Quand papa était loin

(autour de Ronce-Rose, le dernier roman d’Éric Chevillard)

L’enfance possède sa logique propre, et celle-ci est souvent imparable. Un enfant saura nous démontrer par A + B que les arcs-en-ciel ressemblent à des unijambistes, qu’avoir deux yeux, deux oreilles et deux mains est néfaste à la concentration, ou pourquoi l’encre du papier se noie au contact de l’eau. En l’occurrence, ici, la sophiste en herbe se prénomme Ronce-Rose, et elle est l’héroïne éponyme du dernier roman d’Éric Chevillard.

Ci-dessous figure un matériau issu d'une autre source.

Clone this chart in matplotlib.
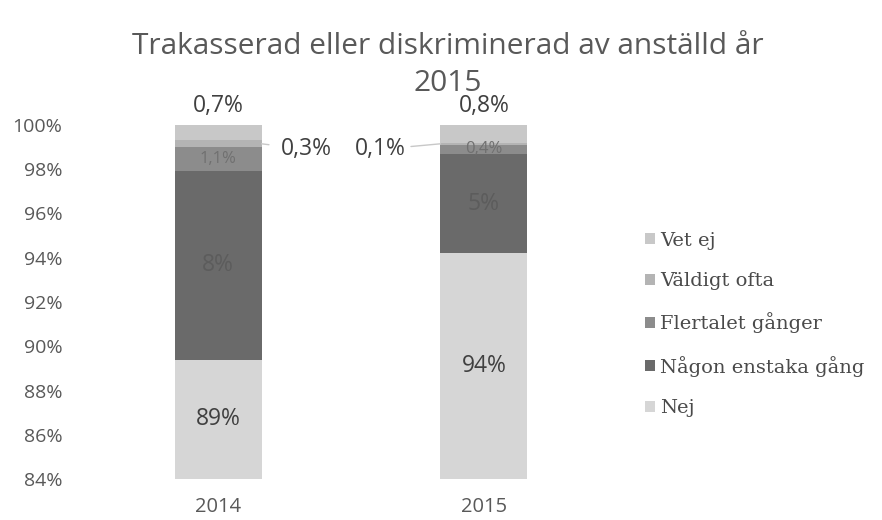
import numpy as np
from matplotlib import pyplot as plt

years = ['2014', '2015']
categories = ['Nej', 'Någon enstaka gång', 'Flertalet gånger', 'Väldigt ofta', 'Vet ej']
nej = [89.4, 94.2]
enstaka = [8.5, 4.5]
flertalet = [1.1, 0.4]
valdigt_ofta = [0.3, 0.1]
vet_ej = [0.7, 0.8]
labels = {
    'Nej': ['89%', '94%'],
    'Någon enstaka gång': ['8%', '5%'],
    'Flertalet gånger': ['1,1%', '0,4%'],
    'Väldigt ofta': ['0,3%', '0,1%'],
    'Vet ej': ['0,7%', '0,8%'],
}
yticks = [84, 86, 88, 90, 92, 94, 96, 98, 100]

colors = ['#d6d6d6', '#6a6a6a', '#8c8c8c', '#b4b4b4', '#c8c8c8']
series = [nej, enstaka, flertalet, valdigt_ofta, vet_ej]

fig = plt.figure(figsize=(8.82, 5.2), dpi=100)
ax = fig.add_axes([75 / 882, 1 - 479 / 520, (627 - 75) / 882, (479 - 125) / 520])
ax.set_ylim(84, 100)
ax.set_xlim(-0.538, 1.538)

x = np.arange(len(years))
width = 0.327
bottom = np.zeros(len(years))
bars = []
for cat, vals, col in zip(categories, series, colors):
    ax.bar(x, vals, width, bottom=bottom, color=col, label=cat, zorder=2)
    bars.append((cat, vals, bottom.copy()))
    bottom = bottom + np.array(vals)

txt_kw = dict(fontfamily='Open Sans', ha='center', va='center')
# callout offsets for the tiny "Väldigt ofta" segments
callout_dx = [0.334, -0.391]
callout_shrink = [7, 2]
for cat, vals, bot in bars:
    for i in range(len(years)):
        lo = max(bot[i], 84)
        hi = min(bot[i] + vals[i], 100)
        mid = (lo + hi) / 2
        lab = labels[cat][i]
        if cat == 'Nej':
            ax.text(x[i], mid, lab, fontsize=16.5, color='#404040', **txt_kw)
        elif cat == 'Någon enstaka gång':
            ax.text(x[i], mid, lab, fontsize=16.5, color='#5c5c5c', **txt_kw)
        elif cat == 'Flertalet gånger':
            ax.text(x[i], mid, lab, fontsize=12, color='#707070', **txt_kw)
        elif cat == 'Vet ej':
            ax.text(x[i], 100.85, lab, fontsize=16.5, color='#404040',
                    clip_on=False, **txt_kw)
        else:
            side = 1 if i == 0 else -1
            ax.annotate(lab, xy=(x[i] + side * width / 2, mid),
                        xytext=(x[i] + callout_dx[i], mid - 0.25),
                        fontsize=16.5, color='#404040', fontfamily='Open Sans',
                        ha='center', va='center',
                        arrowprops=dict(arrowstyle='-', color='#c8c8c8', lw=1,
                                        shrinkA=callout_shrink[i], shrinkB=0))

ax.set_yticks(yticks)
ax.set_yticklabels([f'{t}%' for t in yticks], fontfamily='Open Sans', fontsize=14, color='#595959')
ax.set_xticks(x)
ax.set_xticklabels(years, fontfamily='Open Sans', fontsize=14.5, color='#595959')
ax.tick_params(axis='y', length=0, pad=9)
ax.tick_params(axis='x', length=0, pad=13)
for s in ax.spines.values():
    s.set_visible(False)

fig.text(0.508, 0.91, 'Trakasserad eller diskriminerad av anställd år',
         fontfamily='Open Sans', fontsize=21.5, color='#595959', ha='center', va='center')
fig.text(0.508, 0.84, '2015', fontfamily='Open Sans', fontsize=21.5, color='#595959',
         ha='center', va='center')

handles, labs = ax.get_legend_handles_labels()
leg = fig.legend(handles[::-1], labs[::-1], loc='center left', bbox_to_anchor=(0.712, 0.376),
                 frameon=False, handlelength=0.5, handleheight=0.5, handletextpad=0.25,
                 labelspacing=1.15, prop={'family': 'DejaVu Serif', 'size': 14})
for t in leg.get_texts():
    t.set_color('#4a4a4a')

fig.savefig('out.png', dpi=100)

Ceux et celles qui suivent son travail d’écrivain, notamment via son blog l’Autofictif le savent, puisqu’elles y sont régulièrement citées : Éric Chevillard est l’heureux papa de deux petites filles, qu’il aime observer et écouter, et dont les réflexions diverses sur le monde qui les entoure, patiemment collectées, ont fait l’objet de deux albums, publiés chez Hélium : La Ménagerie d’Agathe et Les Théories de Suzie.

À travers ces deux ouvrages, se dévoile la fascination amusée qu’exerce sur Éric Chevillard l’univers de l’enfance : sa poésie logique (ou sa logique poétique, comme on veut), son rapport au monde dénué du filtre de la raison, ne cessant de faire écho à l’univers absurde et burlesque de l’auteur d’Oreille rouge.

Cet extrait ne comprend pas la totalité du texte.